In June testimony before the Senate Appropriations Committee, Interior Secretary Ryan Zinke told lawmakers he planned to shed 4,000 employees through “a combination of attrition, reassignments and separation incentives.” Cummings in his letter joined Clement in speculating that comment amounted to an open admission Interior had reassigned him in hopes that the executive would simply quit. Zinke went on to say at the hearing, however, that the Senior Executive Service “by definition gets moved.”

Interior has claimed the transfers of about one-fifth of its SES staff were designed to “better serve the taxpayer and the department’s operations.” Clement said the reassignment was in response to his public warnings of the impact of climate change on Native Alaskans.

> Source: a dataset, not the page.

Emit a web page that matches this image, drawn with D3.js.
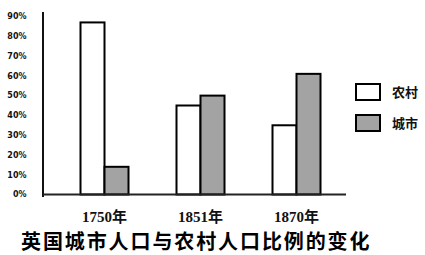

“It is a violation of the Whistleblower Protection Act to reassign employees in retaliation for protected disclosures that they reasonably believe are evidence of substantial and specific dangers to public health or safety,” Cummings said. He expressed concern many Interior employees may have received treatment similar to Clement.

The House Oversight and Government Reform Committee’s top Democrat asked for the documents on all civil service transfers by Oct. 19, including information on the associated costs and how the new positions would “better serve taxpayer interests and the department’s operations.”

Several Democratic senators previously requested Interior’s inspector general launch a formal investigation into the reassignments.